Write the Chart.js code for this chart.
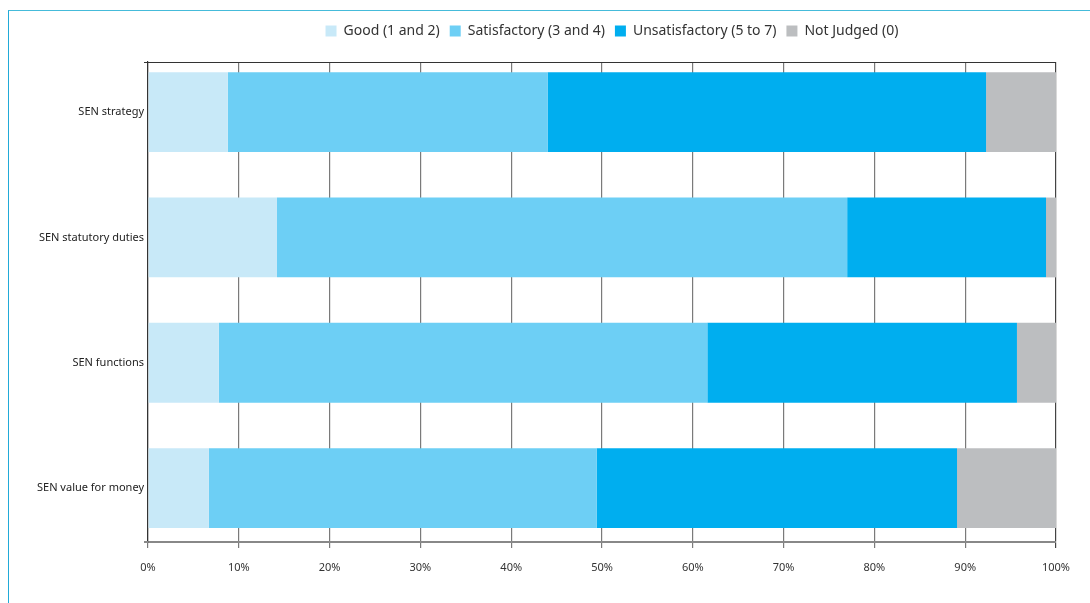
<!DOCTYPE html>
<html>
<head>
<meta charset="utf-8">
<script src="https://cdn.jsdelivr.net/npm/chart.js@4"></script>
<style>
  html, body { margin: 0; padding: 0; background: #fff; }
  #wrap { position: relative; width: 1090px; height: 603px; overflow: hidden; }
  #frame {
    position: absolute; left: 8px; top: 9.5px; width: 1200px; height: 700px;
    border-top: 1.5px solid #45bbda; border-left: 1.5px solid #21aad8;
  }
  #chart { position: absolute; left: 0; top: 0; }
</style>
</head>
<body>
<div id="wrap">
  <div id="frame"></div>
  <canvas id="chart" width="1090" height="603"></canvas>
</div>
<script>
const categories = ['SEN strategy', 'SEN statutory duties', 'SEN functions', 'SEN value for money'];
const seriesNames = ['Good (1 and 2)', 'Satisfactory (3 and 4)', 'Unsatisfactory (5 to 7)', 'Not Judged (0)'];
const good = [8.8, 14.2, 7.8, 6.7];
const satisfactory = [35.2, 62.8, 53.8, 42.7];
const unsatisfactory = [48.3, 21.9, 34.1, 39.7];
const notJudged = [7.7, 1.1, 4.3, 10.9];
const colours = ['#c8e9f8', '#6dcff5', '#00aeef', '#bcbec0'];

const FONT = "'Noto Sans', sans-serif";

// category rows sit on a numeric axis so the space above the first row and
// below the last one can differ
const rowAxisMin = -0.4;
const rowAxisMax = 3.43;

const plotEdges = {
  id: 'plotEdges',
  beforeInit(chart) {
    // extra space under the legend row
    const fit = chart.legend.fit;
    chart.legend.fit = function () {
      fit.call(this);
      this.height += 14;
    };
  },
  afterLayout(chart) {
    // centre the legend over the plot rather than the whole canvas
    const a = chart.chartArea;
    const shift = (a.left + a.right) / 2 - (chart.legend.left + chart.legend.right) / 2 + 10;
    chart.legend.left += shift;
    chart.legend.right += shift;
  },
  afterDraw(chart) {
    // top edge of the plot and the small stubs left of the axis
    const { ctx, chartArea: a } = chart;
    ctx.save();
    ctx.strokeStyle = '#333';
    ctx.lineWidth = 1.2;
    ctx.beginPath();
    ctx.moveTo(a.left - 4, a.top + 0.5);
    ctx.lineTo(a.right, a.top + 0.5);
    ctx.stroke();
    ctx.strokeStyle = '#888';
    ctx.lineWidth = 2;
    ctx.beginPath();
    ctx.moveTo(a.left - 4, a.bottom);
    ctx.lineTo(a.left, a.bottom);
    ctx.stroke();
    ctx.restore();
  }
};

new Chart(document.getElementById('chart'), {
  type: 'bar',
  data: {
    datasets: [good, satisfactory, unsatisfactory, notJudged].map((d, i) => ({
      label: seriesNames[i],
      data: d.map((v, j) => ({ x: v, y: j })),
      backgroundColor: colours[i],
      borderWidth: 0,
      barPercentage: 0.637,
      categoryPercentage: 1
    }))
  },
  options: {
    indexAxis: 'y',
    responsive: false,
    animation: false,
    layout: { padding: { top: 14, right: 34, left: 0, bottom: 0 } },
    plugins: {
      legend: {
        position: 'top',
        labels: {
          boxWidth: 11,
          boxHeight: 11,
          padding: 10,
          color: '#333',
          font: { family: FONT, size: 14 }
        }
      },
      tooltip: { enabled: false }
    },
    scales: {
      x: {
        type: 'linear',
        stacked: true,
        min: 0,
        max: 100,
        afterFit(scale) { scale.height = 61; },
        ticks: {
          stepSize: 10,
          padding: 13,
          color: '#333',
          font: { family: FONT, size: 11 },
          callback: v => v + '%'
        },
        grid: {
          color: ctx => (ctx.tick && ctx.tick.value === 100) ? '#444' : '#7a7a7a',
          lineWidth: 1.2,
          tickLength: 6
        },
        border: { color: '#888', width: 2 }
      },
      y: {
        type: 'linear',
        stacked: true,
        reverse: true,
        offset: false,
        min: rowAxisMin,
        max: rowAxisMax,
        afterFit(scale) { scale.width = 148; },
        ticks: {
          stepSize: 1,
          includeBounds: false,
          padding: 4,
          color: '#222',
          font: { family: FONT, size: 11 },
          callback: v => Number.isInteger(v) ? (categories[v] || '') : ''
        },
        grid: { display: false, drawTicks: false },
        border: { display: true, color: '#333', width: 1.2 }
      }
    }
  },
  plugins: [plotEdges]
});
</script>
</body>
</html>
▬▬▬▬▬▬
> Goal:
Only the number is wanted: how many lines of the material contain the word "this"?

> Complete output:
3